Aleta Evans, who was running the operation, gave orders and advice.
Using radios and the phone, Lyles scrambled to coordinate Transit Police officers and SEPTA ambassadors in the station to untangle the confusion over crowd control.
Soon, the crowds were directed to exit on the Locust stairs and people were directed to enter on the Walnut stairs.
“We didn’t want people to cross each other coming and going,” Lyles said. A potential crisis averted. “Lesson learned,” he said.
The platform emptied and the situation eased gradually. But trains would bypass the station for a bit more than three hours.
“You can poke the bear, you just can’t wake the bear up,” Lyles said.
A veteran conductor
Numbers of passengers that the system carried Friday were not available late Friday afternoon; they’re still being tabulated. SEPTA had a planned capacity for up to about 420,000 people — 70,000 on Regional Rail, and 350,000 on the BSL and MFL, spokesperson Andrew Busch said.

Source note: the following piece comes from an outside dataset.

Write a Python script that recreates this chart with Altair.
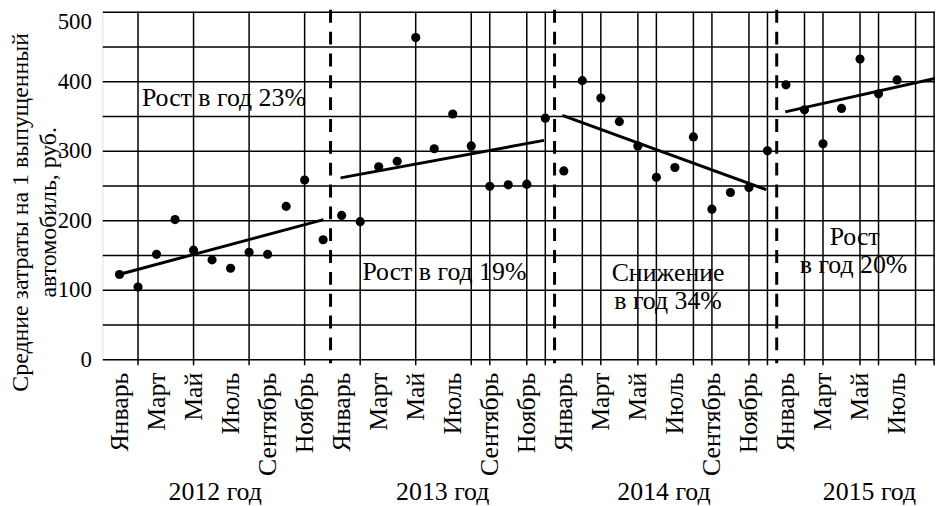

Throughout the day, Aleta Evans, who was running the operation, gave orders and advice.
Evans, 64, who retired in November as SEPTA’s deputy operations officer/control center, was brought back for the occasion, given her 37 years of experience and the need to mentor younger employees in the control center.
“I enjoy it. I liken it to being the conductor of the orchestra,” Evans said, making a motion as if she were using batons. “You want everything to blend together. That’s when it works.”
She said, “We are on the national stage today. We want to leave a good impression. It’s Philly’s time to shine.”
‘According to plan’
Walnut-Locust was also a pinch point in 2018, during the parade celebrating the Eagles’ first Super Bowl win. It’s the closest to Broad Street.
“We expected it. We just didn’t know when,” Scott Sauer, SEPTA’s interim general manager said about 1 p.m., the command center’s halftime, before it would be time to marshal the trains and get people out of Center City.
“Everything went according to the plan this morning, with a few hiccups,” Sauer said.
A few hours later, the impression of the day remained the same: “It’s going as well as possible — we’re actually doing pretty good, considering the volume, really well,” Lyles said about 4 p.m.
Later in the day as people rushed stations, there was crowding at 30th Street Station, served by the MFL and the trolleys, as well as at 11th Street.
People clustered at 12th and Market Streets, trying to get down to the concourse; the entrance was closed and the lines grew, spanning several blocks.
Workers were dispatched to open the entrance so people could get onto the 11th Street platform.
“It took six hours to bring everybody into the city,” said Coladonato. “Once it’s over, they want to be home — fast and all at once.”
As the sun set, massive lines of people wrapped around 30th Street Station, waiting to get to Regional Rail Lines. Amtrak owns the facility and that is sometimes used as a crowd-control measure for safety.
A steady stream of passengers also filed through 11th Street Station, several hours after the festivities ended.